### [TASK REQUIREMENTS]
Copy out every line in which the string "matplotlib" occurs.

-- Begin SUPPLIED INFORMATION --

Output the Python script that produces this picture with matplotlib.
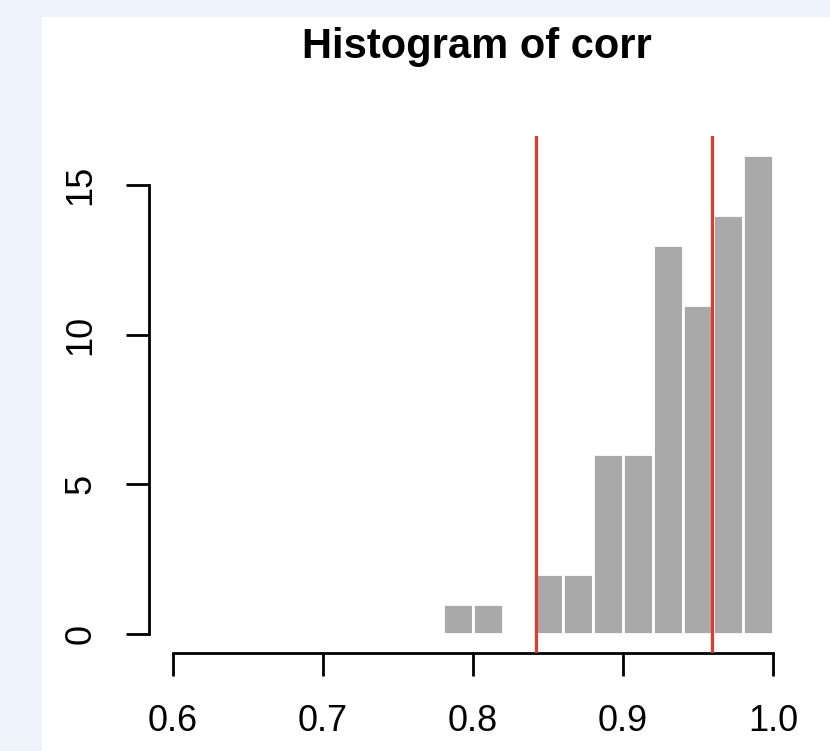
import matplotlib
matplotlib.use("Agg")
import matplotlib.pyplot as plt
from matplotlib.patches import Rectangle

# --- DATA ---
bin_edges = [0.78, 0.80, 0.82, 0.84, 0.86, 0.88, 0.90, 0.92, 0.94, 0.96, 0.98, 1.00]
counts    = [1, 1, 0, 2, 2, 6, 6, 13, 11, 14, 16]
vlines    = [0.842, 0.959]
x_ticks   = [0.6, 0.7, 0.8, 0.9, 1.0]
x_labels  = ["0.6", "0.7", "0.8", "0.9", "1.0"]
y_ticks   = [0, 5, 10, 15]
y_labels  = ["0", "5", "10", "15"]
title     = "Histogram of corr"
# -------------

BAR_COLOR = "#a9a9a9"
RED       = "#e33b2b"
BG        = "#eef3fc"

plt.rcParams["font.family"] = ["Liberation Sans", "DejaVu Sans"]

W, H = 830, 751
fig = plt.figure(figsize=(W / 100, H / 100), dpi=100)
fig.patch.set_facecolor(BG)

# white panel behind everything
fig.patches.append(Rectangle((42 / W, 0), 1 - 42 / W, 1 - 17 / H,
                             transform=fig.transFigure, facecolor="white",
                             edgecolor="none", zorder=-10))

ax = fig.add_axes([149 / W, (H - 653) / H, (797 - 149) / W, (653 - 136) / H])
ax.set_zorder(5)
ax.set_facecolor("none")

widths = [b - a for a, b in zip(bin_edges[:-1], bin_edges[1:])]
ax.bar(bin_edges[:-1], counts, width=widths, align="edge",
       color=BAR_COLOR, edgecolor="white", linewidth=2.0, zorder=2)

for v in vlines:
    ax.axvline(v, color=RED, lw=2.3, zorder=3)

ax.set_xlim(0.584, 1.016)
ax.set_ylim(-0.64, 16.64)

for s in ["top", "right"]:
    ax.spines[s].set_visible(False)
for s in ["left", "bottom"]:
    ax.spines[s].set_linewidth(2.0)
    ax.spines[s].set_color("black")
ax.spines["left"].set_bounds(0, 15)
ax.spines["bottom"].set_bounds(0.6, 1.0)

ax.set_xticks(x_ticks)
ax.set_xticklabels(x_labels)
ax.set_yticks(y_ticks)
ax.set_yticklabels(y_labels, rotation=90, va="center")
ax.tick_params(axis="both", direction="out", length=16.5, width=2.0,
               labelsize=26, pad=20, color="black")

fig.text(477 / W, (H - 58) / H, title, ha="center", va="baseline",
         fontsize=30, fontweight="bold", zorder=10)

fig.savefig("out.png", dpi=100, facecolor=fig.get_facecolor())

-- End SUPPLIED INFORMATION --

### [EXPECTED ANSWER]
Output the Python script that produces this picture with matplotlib.
import matplotlib
matplotlib.use("Agg")
import matplotlib.pyplot as plt
from matplotlib.patches import Rectangle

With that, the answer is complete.